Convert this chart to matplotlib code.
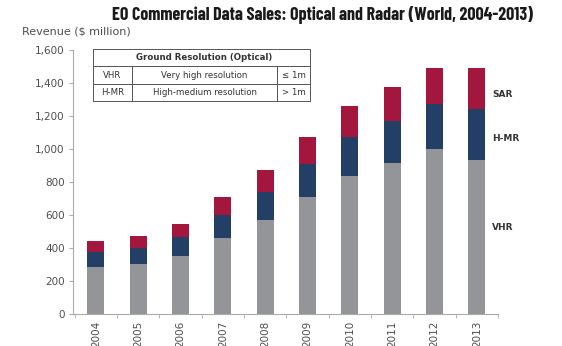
import matplotlib
matplotlib.use("Agg")
import matplotlib.pyplot as plt
import numpy as np
from matplotlib import font_manager

# data
years = ["2004", "2005", "2006", "2007", "2008", "2009", "2010", "2011", "2012", "2013"]
vhr = [285, 303, 352, 460, 570, 709, 836, 917, 1000, 933]
hmr = [91, 97, 115, 140, 169, 200, 237, 253, 273, 309]
sar = [66, 73, 78, 109, 134, 164, 189, 204, 218, 249]

table_rows = [
    ["", "Ground Resolution (Optical)", ""],
    ["VHR", "Very high resolution", "\u2264 1m"],
    ["H-MR", "High-medium resolution", "> 1m"],
]

GRAY = "#939598"
NAVY = "#243f66"
RED = "#a3173f"
TXT = "#4d4d4d"

# condensed bold title font if there is one, else plain DejaVu at a smaller size
names = {f.name for f in font_manager.fontManager.ttflist}
title_font, title_size = "DejaVu Sans", 9.0
for fam, sz in [("Barlow Condensed", 13.0), ("Asap Condensed", 11.5), ("Archivo Narrow", 13.0)]:
    if fam in names:
        title_font, title_size = fam, sz
        break

fig = plt.figure(figsize=(5.62, 3.46), dpi=100)
ax = fig.add_axes([73 / 562, 1 - 314 / 346, 425 / 562, 264 / 346])

x = np.arange(len(years))
w = 0.4
vhr_a = np.array(vhr)
hmr_a = np.array(hmr)
sar_a = np.array(sar)
ax.bar(x, vhr_a, w, color=GRAY, linewidth=0)
ax.bar(x, hmr_a, w, bottom=vhr_a, color=NAVY, linewidth=0)
ax.bar(x, sar_a, w, bottom=vhr_a + hmr_a, color=RED, linewidth=0)

ax.set_xlim(-0.54, 9.5)
ax.set_ylim(0, 1600)
ax.set_yticks(range(0, 1601, 200))
ax.set_yticklabels([f"{v:,}" for v in range(0, 1601, 200)])
ax.set_xticks(x)
ax.set_xticklabels(years, rotation=90)
ax.set_xticks(np.arange(-0.5, 10, 1), minor=True)
ax.tick_params(axis="x", which="major", length=0, pad=5, labelsize=7.5, colors=TXT)
ax.tick_params(axis="x", which="minor", length=3, color="#aaaaaa")
ax.tick_params(axis="y", length=3, color="#aaaaaa", labelsize=7.5, labelcolor=TXT, pad=3)
for s in ["top", "right"]:
    ax.spines[s].set_visible(False)
for s in ["left", "bottom"]:
    ax.spines[s].set_color("#aaaaaa")
    ax.spines[s].set_linewidth(0.8)

# series labels on the right
for lab, yv in [("SAR", 1333), ("H-MR", 1061), ("VHR", 527)]:
    ax.text(9.36, yv, lab, fontsize=6.5, fontweight="bold", color="#333333",
            va="center", ha="left", clip_on=False)

fig.text(322 / 562, 1 - 15 / 346, "EO Commercial Data Sales: Optical and Radar (World, 2004-2013)",
         ha="center", va="center", fontsize=title_size, fontweight="bold",
         family=title_font, color="#1a1a1a")
fig.text(22 / 562, 1 - 32 / 346, "Revenue ($ million)", ha="left", va="center",
         fontsize=8, color=TXT)

# resolution table
tb = ax.table(cellText=table_rows, colWidths=[0.18, 0.668, 0.152], cellLoc="center",
              bbox=[20 / 425, (314 - 101) / 264, 217 / 425, 52 / 264])
tb.auto_set_font_size(False)
for (r, c), cell in tb.get_celld().items():
    cell.set_edgecolor("#555555")
    cell.set_linewidth(0.7)
    cell.set_facecolor("white")
    cell.get_text().set_fontsize(6.2)
    cell.get_text().set_color("#333333")
    if r == 0:
        cell.visible_edges = {0: "BTL", 1: "BT", 2: "BTR"}[c]
        cell.get_text().set_fontweight("bold")

fig.savefig("out.png", dpi=100)
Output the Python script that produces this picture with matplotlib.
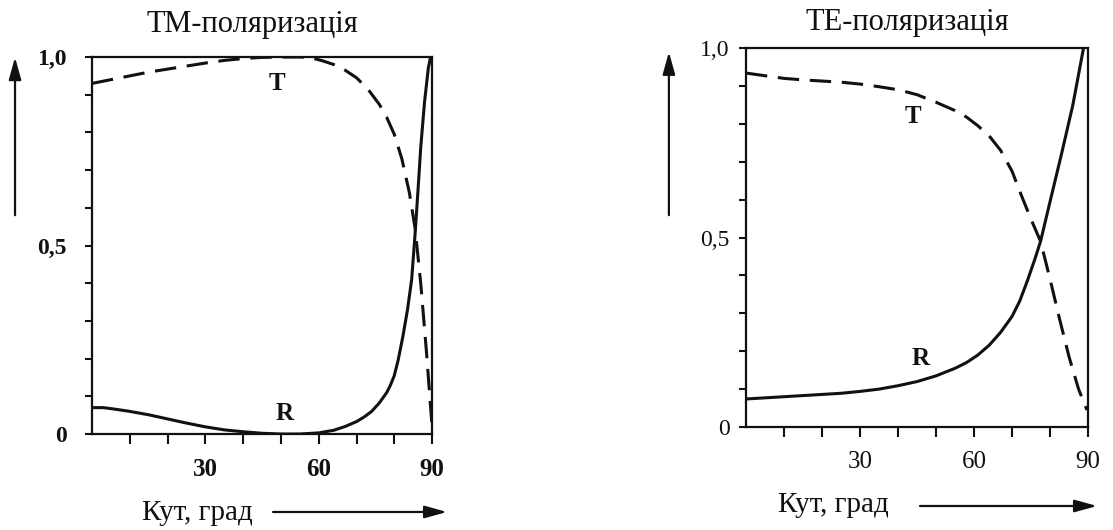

• [EXERCISE GOAL]: From the data above, copy each line that holds "matplotlib".

• [EXPECTED ANSWER]:
Convert this chart to matplotlib code.
import matplotlib
matplotlib.use("Agg")
import matplotlib.pyplot as plt
from matplotlib import font_manager
Output the Python script that produces this picture with matplotlib.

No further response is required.